What Self-Knowledge Actually Requires

Real self-knowledge isn’t knowing what you want. It’s knowing what’s driving your wanting.

It’s seeing that your desire for the relationship isn’t just about love — it’s about a framework that says being alone means being broken. It’s recognizing that your pursuit of status isn’t ambition — it’s a framework running on the belief that invisibility equals worthlessness. It’s understanding that your need to help everyone around you isn’t generosity — it’s a framework that made helping the only way to earn your place.

This isn’t cynical. It doesn’t mean your desires are fake or your goals are wrong. It means they’re not the whole picture. And building a life on incomplete self-knowledge is like building a house on a foundation you’ve never inspected. It might hold. Or it might crack in exactly the ways you never saw coming.

PROFILE Explore exists for this reason — to map the framework before you try to optimize around it. To show you what you’re actually serving (not what you say you value), what you’re actually running from (not what you admit to fearing), and where the gaps between your performed self and your operational self are costing you.

The Sequence Matters

There’s nothing wrong with coaching. Strategy helps. Accountability helps. Having someone in your corner helps. But the sequence matters enormously.

Coaching first, self-knowledge second: You optimize a life built on framework-generated goals. You get better at achieving things that may not actually serve you. You build momentum in directions chosen by patterns you never examined.

Self-knowledge first, coaching second: You understand what’s actually driving you before you decide what to build. You can distinguish between goals that emerge from genuine values and goals that emerge from wounds trying to heal themselves. You can work with a coach on objectives you’ve actually chosen, not ones your framework handed you.

The difference isn’t subtle. It’s the difference between running faster on a treadmill and actually going somewhere.

What Changes When You See First

When you understand your own framework architecture, several things shift:

Goals clarify. Some of what you thought you wanted falls away — not because you’ve lowered your standards, but because you recognize those desires were compensatory. They were trying to fill a hole that achievement can’t fill. Other goals intensify, because you see they’re genuinely aligned with what you value, not what you were taught to chase.

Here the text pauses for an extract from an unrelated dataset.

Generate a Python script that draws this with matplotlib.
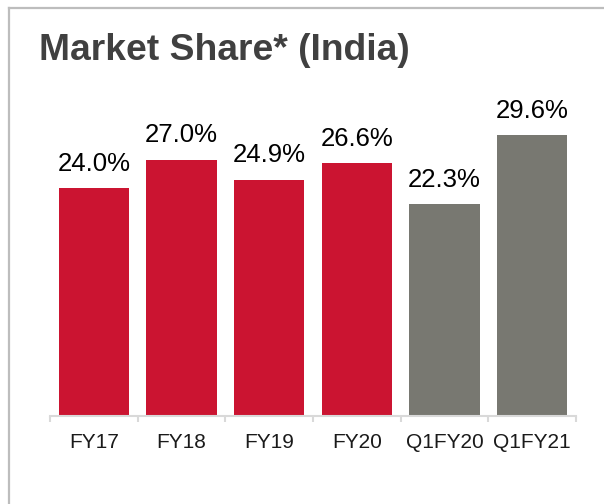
import matplotlib
matplotlib.use("Agg")
import matplotlib.pyplot as plt
from matplotlib.lines import Line2D
import numpy as np

categories = ["FY17", "FY18", "FY19", "FY20", "Q1FY20", "Q1FY21"]
values = [24.0, 27.0, 24.9, 26.6, 22.3, 29.6]
labels = ["24.0%", "27.0%", "24.9%", "26.6%", "22.3%", "29.6%"]
colors = ["#CB1431", "#CB1431", "#CB1431", "#CB1431", "#787871", "#787871"]

plt.rcParams['font.family'] = ['Liberation Sans', 'DejaVu Sans']

W, H = 604, 504
fig = plt.figure(figsize=(W / 100, H / 100), dpi=100)
fig.patch.set_facecolor("white")

# frame lines (top and left)
fig.add_artist(Line2D([9 / W, 1], [1 - 8 / H, 1 - 8 / H], transform=fig.transFigure,
                      color="#bdbdbd", lw=1.6))
fig.add_artist(Line2D([9 / W, 9 / W], [0, 1 - 8 / H], transform=fig.transFigure,
                      color="#bdbdbd", lw=1.6))

fig.text(39 / W, 1 - 60 / H, "Market Share* (India)", fontsize=26.8, fontweight="bold",
         color="#404040", ha="left", va="baseline")

ax_left, ax_right = 50 / W, 576 / W
ax_bottom = (H - 416) / H
ymax = 33.0
px_per = 281 / 29.6
ax_top = (H - 416 + ymax * px_per) / H
ax = fig.add_axes([ax_left, ax_bottom, ax_right - ax_left, ax_top - ax_bottom])

x = np.arange(len(categories))
bars = ax.bar(x, values, width=0.8, color=colors, zorder=2)
ax.set_xlim(-0.5, len(categories) - 0.5)
ax.set_ylim(0, ymax)

for xi, v, lab in zip(x, values, labels):
    ax.annotate(lab, (xi, v), xytext=(0, 12.5), textcoords="offset points",
                ha="center", va="baseline", fontsize=18.5, color="#000000")

for s in ["top", "right", "left"]:
    ax.spines[s].set_visible(False)
ax.spines["bottom"].set_color("#d9d9d9")
ax.spines["bottom"].set_linewidth(1.5)
ax.set_yticks([])
ax.set_xticks(x)
ax.set_xticklabels(categories, fontsize=15, color="#1a1a1a")
ax.tick_params(axis="x", which="major", length=0, pad=12)
ax.set_xticks(np.arange(-0.5, len(categories), 1.0), minor=True)
ax.tick_params(axis="x", which="minor", length=4.5, width=1.5, color="#d9d9d9")
ax.patch.set_visible(False)

fig.savefig("out.png", dpi=100)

Patterns become predictable. That thing you do every time you get close to success — the self-sabotage, the sudden loss of motivation, the picking of fights? It stops being mysterious. You see the framework that generates it. And seeing is the beginning of dissolution.

Resistance reveals itself. You notice where you’re fighting reality, where you’re arguing with what is instead of navigating what’s actually in front of you. The framework’s grip becomes visible. And once it’s visible, it starts to loosen.

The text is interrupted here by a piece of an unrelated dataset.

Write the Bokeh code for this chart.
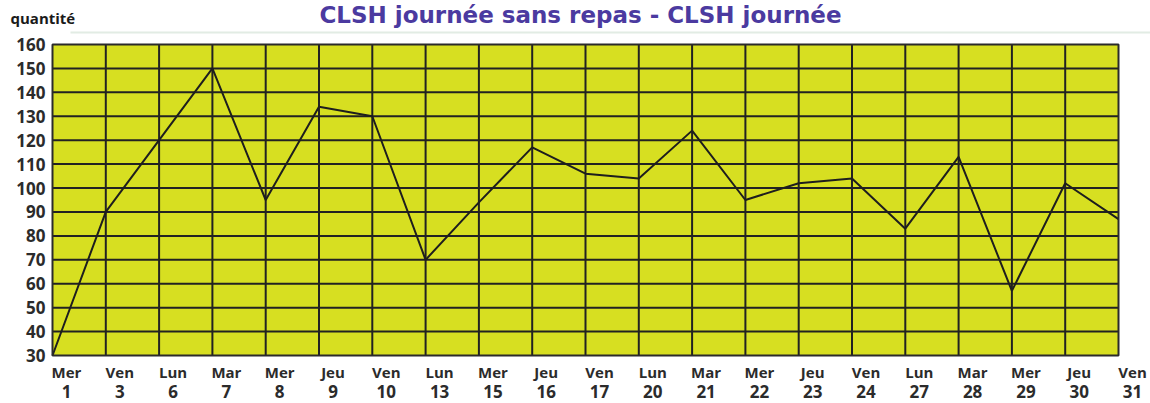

Choices become actual choices. Instead of automatic reactions dressed up as decisions, you start choosing from a place of genuine awareness. Not “what does my framework say I should want?” but “what do I actually want, now that I can see the framework for what it is?”

The Uncomfortable Part

Here’s what coaching rarely tells you: seeing yourself clearly isn’t always pleasant. The profile might reveal that your generosity has been manipulation. That your independence has been avoidance. That your perfectionism has been fear wearing a mask of excellence.

This isn’t comfortable. But comfort isn’t the goal — clarity is. And clarity is what makes real change possible. Not the change where you get better at your patterns, but the change where the patterns themselves begin to dissolve.

You can spend years in coaching, making incremental progress, building better habits, achieving more goals — all while the underlying framework remains locked in place, generating new problems as fast as you solve the old ones. Or you can see the framework first. Map it. Understand it. And then decide what you actually want to build.

The architecture doesn’t disappear on its own. But it does lose its grip when fully seen. That’s where real change begins — not with better goals, but with seeing what’s been choosing your goals all along.